9. Rights to the brand name and the design
(1) With the acquisition of a Noblekey®–key by an individual or commercial customer, as a basic principle, no rights to the brand name or to the design of the key arise therefrom to the Buyer. This applies in particular if the key in question has been designed and produced as individual contract manufacture according to the Customer's specific wishes and suggestions.
(2) The final key design remains the property of Noblekey GmbH also in such a case and may be used by Noblekey GmbH at will.
(3) As a principle, all rights to all Noblekey brands and all Noblekey designs remain with Noblekey GmbH.
(4) A reproduction of the Noblekey®–keys is not permitted.
10. Partial deliveries, make-and-hold orders
(1) In case that not all goods are in stock, we are authorised to carry out partial deliveries.
(2) Where the Customer has ordered goods, which are to be delivered in partial consignments stipulated by him according to the contract (make-and-hold orders), every part already called for is deemed to be an independent delivery according to the present Terms and Conditions.
(3) In the case of make-and-hold orders, the Customer is obliged to call for the entire goods at Noblekey GmbH within the agreed call period.
11. Defects in quality / rectification of defects / normal traces of usage
(1) As far as the nature of the goods is concerned, only our respective product description is deemed agreed upon with our Customers. This is to be taken from the written, detailed and individual offer by Noblekey GmbH to the Customer.
(2) In the event that the object of purchase shows any defects or does not fully or partly adhere to the product description of the offer and this was not agreed upon with the Customer, the latter becomes entitled to receive a cost-free repair or price reduction.
(3) If a satisfactory result is not reached in spite of one or more repair measure(s) or the goods continue to have unacceptable technical functional shortcomings, the Customer has the right to have the product replaced.
(4) The materials used in the field of jewelry decoration, e.g. precious metals such as silver, may show changes in colour in case of longer phases of non-use or storage under certain conditions. This is the normal usage and behavior of the materials and will not be classified as defect. The same applies to possibly slight differences in color of the precious woods or the other natural materials on exposure to light or in the course of time and does not represent a material defect, either.
(5) Even when used properly, the jewelry may show normal signs of usage. Especially at the polished surfaces, fine scratches may hardly be avoided and do not represent objectionable material defects. When selecting the respective materials, their sensitivity was expressly pointed out to the Customer and he accepted these.
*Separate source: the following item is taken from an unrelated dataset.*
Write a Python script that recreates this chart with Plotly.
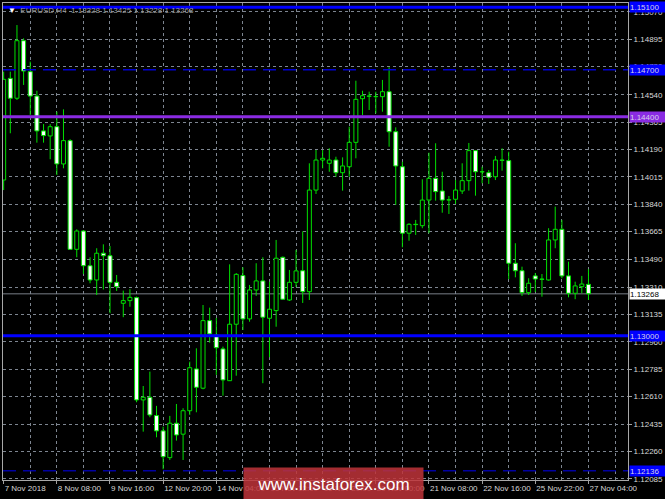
import plotly.graph_objects as go

# EURUSD H4 candles (bar index 0 = 7 Nov 2018 00:00)
opens = [1.13995, 1.14645, 1.14518, 1.14886, 1.14688, 1.14532, 1.14309, 1.14277, 1.14336, 1.14098,
         1.14247, 1.13552, 1.13669, 1.13447, 1.13356, 1.13527, 1.13511, 1.13341, 1.13207, 1.13224,
         1.13243, 1.12589, 1.12606, 1.12489, 1.12391, 1.12220, 1.12440, 1.12370, 1.12520, 1.12787,
         1.12664, 1.13096, 1.13004, 1.12915, 1.12712, 1.13073, 1.13384, 1.13107, 1.13292, 1.13350,
         1.13111, 1.13160, 1.13501, 1.13228, 1.13341, 1.13415, 1.13281, 1.13931, 1.14123, 1.14102,
         1.14123, 1.14042, 1.14080, 1.14236, 1.14515, 1.14532, 1.14528, 1.14528, 1.14560, 1.14304,
         1.14080, 1.13655, 1.13712, 1.13703, 1.13867, 1.14006, 1.13925, 1.13867, 1.13872, 1.13925,
         1.13991, 1.14183, 1.14048, 1.14042, 1.14016, 1.14123, 1.14119, 1.13463, 1.13415, 1.13275,
         1.13382, 1.13362, 1.13356, 1.13612, 1.13680, 1.13382, 1.13271, 1.13313, 1.13328]
highs = [1.14688, 1.14688, 1.14986, 1.14901, 1.14752, 1.14566, 1.14353, 1.14353, 1.14432, 1.14447,
         1.14256, 1.13680, 1.13675, 1.13501, 1.13559, 1.13584, 1.13573, 1.13388, 1.13288, 1.13297,
         1.13250, 1.12678, 1.12770, 1.12551, 1.12418, 1.12487, 1.12563, 1.12536, 1.12834, 1.12919,
         1.13196, 1.13179, 1.13113, 1.12930, 1.13456, 1.13400, 1.13437, 1.13324, 1.13463, 1.13501,
         1.13345, 1.13612, 1.13506, 1.13420, 1.13548, 1.13667, 1.14102, 1.14187, 1.14187, 1.14198,
         1.14144, 1.14140, 1.14336, 1.14630, 1.14566, 1.14560, 1.14560, 1.14635, 1.14716, 1.14332,
         1.14112, 1.13719, 1.13740, 1.14000, 1.14170, 1.14230, 1.14048, 1.13893, 1.13995, 1.14102,
         1.14232, 1.14187, 1.14080, 1.14059, 1.14149, 1.14198, 1.14176, 1.13591, 1.13441, 1.13367,
         1.13401, 1.13394, 1.13687, 1.13825, 1.13740, 1.13473, 1.13345, 1.13382, 1.13425]
lows = [1.13931, 1.14294, 1.14507, 1.14603, 1.14411, 1.14234, 1.14234, 1.14128, 1.14027, 1.14070,
        1.13548, 1.13501, 1.13394, 1.13335, 1.13260, 1.13295, 1.13143, 1.13286, 1.13118, 1.13185,
        1.12574, 1.12386, 1.12478, 1.12350, 1.12146, 1.12205, 1.12329, 1.12205, 1.12493, 1.12510,
        1.12657, 1.12955, 1.12749, 1.12616, 1.12710, 1.12744, 1.13036, 1.13089, 1.13254, 1.12696,
        1.12862, 1.13057, 1.13228, 1.13222, 1.13311, 1.13209, 1.13228, 1.13906, 1.14070, 1.14048,
        1.14016, 1.13927, 1.14016, 1.14134, 1.14411, 1.14443, 1.14422, 1.14432, 1.14208, 1.13836,
        1.13565, 1.13607, 1.13644, 1.13687, 1.13655, 1.13863, 1.13786, 1.13778, 1.13842, 1.13906,
        1.13927, 1.13895, 1.13974, 1.13970, 1.13995, 1.14055, 1.13361, 1.13373, 1.13254, 1.13260,
        1.13279, 1.13249, 1.13352, 1.13559, 1.13367, 1.13245, 1.13233, 1.13271, 1.13228]
closes = [1.14639, 1.14518, 1.14886, 1.14692, 1.14532, 1.14309, 1.14279, 1.14336, 1.14098, 1.14247,
          1.13552, 1.13669, 1.13447, 1.13356, 1.13527, 1.13511, 1.13341, 1.13313, 1.13224, 1.13245,
          1.12589, 1.12606, 1.12493, 1.12391, 1.12226, 1.12440, 1.12365, 1.12520, 1.12795, 1.12670,
          1.13096, 1.13011, 1.12923, 1.12717, 1.13073, 1.13392, 1.13107, 1.13292, 1.13350, 1.13118,
          1.13169, 1.13495, 1.13233, 1.13341, 1.13414, 1.13281, 1.13931, 1.14123, 1.14134, 1.14123,
          1.14042, 1.14085, 1.14236, 1.14511, 1.14534, 1.14531, 1.14529, 1.14560, 1.14304, 1.14085,
          1.13655, 1.13712, 1.13710, 1.13867, 1.14006, 1.13921, 1.13867, 1.13869, 1.13931, 1.13991,
          1.14183, 1.14048, 1.14047, 1.14013, 1.14123, 1.14121, 1.13463, 1.13415, 1.13275, 1.13335,
          1.13362, 1.13360, 1.13612, 1.13680, 1.13382, 1.13271, 1.13318, 1.13330, 1.13268]

time_ticks = [0, 8, 16, 24, 32, 40, 48, 56, 64, 72, 80, 88]
time_labels = ["7 Nov 2018", "8 Nov 08:00", "9 Nov 16:00", "12 Nov 20:00", "14 Nov 04:00",
               "15 Nov 12:00", "16 Nov 20:00", "20 Nov 00:00", "21 Nov 08:00", "22 Nov 16:00",
               "25 Nov 22:00", "27 Nov 04:00"]
minor_ticks = [4, 12, 20, 28, 36, 44, 52, 60, 68, 76, 84, 92]

price_labels = ["1.15070", "1.14895", "1.14720", "1.14540", "1.14365", "1.14190", "1.14015",
                "1.13840", "1.13665", "1.13490", "1.13310", "1.13135", "1.12960", "1.12785",
                "1.12610", "1.12435", "1.12260", "1.12085"]

# horizontal levels: price, colour, width, dash
levels = [(1.15100, "#0000ff", 3, "solid"),
          (1.14700, "#0000d0", 1.5, "13px,7px"),
          (1.14400, "#8a2be2", 3, "solid"),
          (1.13000, "#0000ff", 3, "solid"),
          (1.12136, "#0000a0", 1.5, "13px,7px")]
last_price = 1.13268

GREEN = "#00e000"
GRID = "#7d8590"

idx = list(range(len(opens)))
body_base = [min(o, c) for o, c in zip(opens, closes)]
body_size = [abs(c - o) for o, c in zip(opens, closes)]
body_fill = ["black" if c > o else "white" for o, c in zip(opens, closes)]

# wicks split above/below the body so they do not cross the black bodies
wx, wy = [], []
for i, o, h, l, c in zip(idx, opens, highs, lows, closes):
    wx += [i, i, None, i, i, None]
    wy += [max(o, c), h, None, l, min(o, c), None]

fig = go.Figure()
fig.add_trace(go.Scatter(x=wx, y=wy, mode="lines", line=dict(color=GREEN, width=1),
                         hoverinfo="skip", showlegend=False))
fig.add_trace(go.Bar(x=idx, y=body_size, base=body_base, width=0.6,
                     marker=dict(color=body_fill, line=dict(color=GREEN, width=1)),
                     showlegend=False))

for price, col, w, dash in levels:
    fig.add_shape(type="line", xref="paper", x0=0, x1=1, yref="y", y0=price, y1=price,
                  line=dict(color=col, width=w, dash=dash))
fig.add_shape(type="line", xref="paper", x0=0, x1=1, yref="y", y0=last_price, y1=last_price,
              line=dict(color="#50545a", width=1.5), layer="below")

# price boxes on the right scale
for price, col, w, dash in levels:
    bg = "#8a2be2" if col == "#8a2be2" else "#0000ff"
    fig.add_annotation(xref="paper", x=1, xanchor="left", xshift=1, yref="y", y=price,
                       yanchor="middle", text=f"{price:.5f}", showarrow=False, bgcolor=bg,
                       width=35, height=10, align="left", borderpad=0,
                       font=dict(family="Liberation Sans", size=8, color="#d8d0e8"))
fig.add_annotation(xref="paper", x=1, xanchor="left", xshift=1, yref="y", y=last_price,
                   yanchor="middle", text=f"{last_price:.5f}", showarrow=False, bgcolor="white",
                   width=35, height=10, align="left", borderpad=0,
                   font=dict(family="Liberation Sans", size=8, color="black"))

fig.add_annotation(xref="paper", yref="paper", x=0.005, y=0.997, xanchor="left", yanchor="top",
                   text="<span style='color:white'>▼</span>  EURUSD,H4  1.13328 1.13425 1.13228 1.13268",
                   showarrow=False, font=dict(family="Liberation Sans", size=8, color="#9a9a9a"))

fig.add_annotation(xref="paper", yref="paper", x=0.5287, y=-0.0084, xanchor="center",
                   yanchor="middle", text="www.instaforex.com", showarrow=False,
                   width=177, height=30, bgcolor="rgba(192,52,58,0.85)",
                   font=dict(family="Liberation Sans", size=17, color="white"))

axis_font = dict(family="Liberation Sans", size=8, color="#d8d8d8")
fig.update_layout(
    width=665, height=499,
    margin=dict(l=2, r=36, t=3, b=19),
    paper_bgcolor="black", plot_bgcolor="black",
    showlegend=False,
    xaxis=dict(range=[-0.1, 93.95], tickvals=time_ticks, ticktext=time_labels, tickangle=0,
               ticklabelposition="outside right", ticks="outside", ticklen=3, tickcolor="#a0a0a0",
               showgrid=True, gridcolor=GRID, griddash="3px,3px", gridwidth=1,
               minor=dict(tickvals=minor_ticks, showgrid=True, gridcolor=GRID,
                          griddash="3px,3px", ticks=""),
               showline=True, linecolor="#a8a8a8", linewidth=1, mirror=True,
               zeroline=False, tickfont=axis_font, fixedrange=True),
    yaxis=dict(range=[1.12077, 1.15127], side="right",
               tickvals=[float(t) for t in price_labels], ticktext=price_labels,
               ticks="outside", ticklen=3, tickcolor="#a0a0a0",
               showgrid=True, gridcolor=GRID, griddash="3px,3px", gridwidth=1,
               showline=True, linecolor="#a8a8a8", linewidth=1, mirror=True,
               zeroline=False, tickfont=axis_font, fixedrange=True),
)

fig.write_html("out.html", config={"displayModeBar": False},
               post_script="document.body.style.margin='0';")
(6) Especially the choice and the application of improper care products or cleaning agents by the Customer may affect the surface quality and does not represent an objectionable defect.
(7) In the interest of our Customers and as a gesture of goodwill, Noblekey GmbH may perform minor care and polishing work free-of-charge in order to freshen up the appearance of the product design. However, Noblekey GmbH is not obliged to do so as these do not represent quality defects.
(8) Provided that the Customer is not a consumer within the meaning of §13 BGB, his claims in relation to defects and shortages shall expire after 12 months. In the case of consumers within the meaning of §13 BGB, the legal statutory period of limitation shall prevail.
12. Warranty of service life
(1) We provide a warranty as to the durability of the goods, we deliver, of two years. The statutory defect claims of the Customer shall not be affected by this warranty.
13. The Customer´s obligation to notify defects
(1) Upon receipt, the Buyer is obliged to immediately examine the delivered goods and to make an immediate written complaint in case of obvious defects. Otherwise, the order shall be construed as having been duly performed and accepted.
(2) The Customer may rescind from the contract or claim damages instead of the completed performance only in case of a grossly negligent breach of obligation by us in addition to the other requirements and if retaining the performance is, after weighing the concerns of both parties, unacceptable to the Customer.
14. Liability regarding damages
(1) In case of negligent violation of insignificant contractual obligations by Noblekey GmbH, our vicarious agents or legal representatives, our liability is excluded (Liability Exclusion).
(2) In case of slightly negligent violation of contractual obligations, our liability is – according to the kind of good or service – in any case limited to the – for a prudent businessman – predictable and contract-typical, immediate average damage (Limitation of Liability). In this case, an obligation to compensate for no direct or not contract-related consequential damages is excluded. This also applies to the slightly negligent duty violations of our legal representatives and vicarious agents.
(3) Paragraph 1 and 2 shall apply in particular if tort liability claims or claims for compensation of futile efforts instead of performance are asserted against us.
(4) The above provisions do not apply if coverage is provided within the framework of insurance for property damages.
(5) Claims for damage of the previously described kind become time-barred after one year. This does not apply if we have acted in a fraudulent manner.
(6) These regulations shall not be applicable to product liability claims and claims due to injury of life, body or health of a person.
(1) We shall be entitled to rescind the contract until final payment of the purchase price if the Customer has given incorrect information with regard to facts concerning its creditworthiness, if it suspends payments or if there has been filed an application for the institution of insolvency proceedings against its assets, unless the client provides a security for the outstanding purchase price.
16. Protection of personal data
Noblekey GmbH will use your data exclusively for customer service and customer information purposes. Your data will only be communicated to a third person if this is necessary for the execution of the contract of sale, e.g. the dispatch or the completion of customs formalities.
If you do not wish to receive our offers in future, we would kindly ask you to inform us.
Should individual regulations of the present contract be or become invalid, the validity of the remaining regulations will remain unaffected. In place of the invalid regulation, a substitute regulation that will approximate the purpose of the invalid regulation as closely as possible is to be agreed upon.
In commercial business, the place of performance for all obligations from the contractual relationship is Berlin. The place of jurisdiction is Berlin, as well.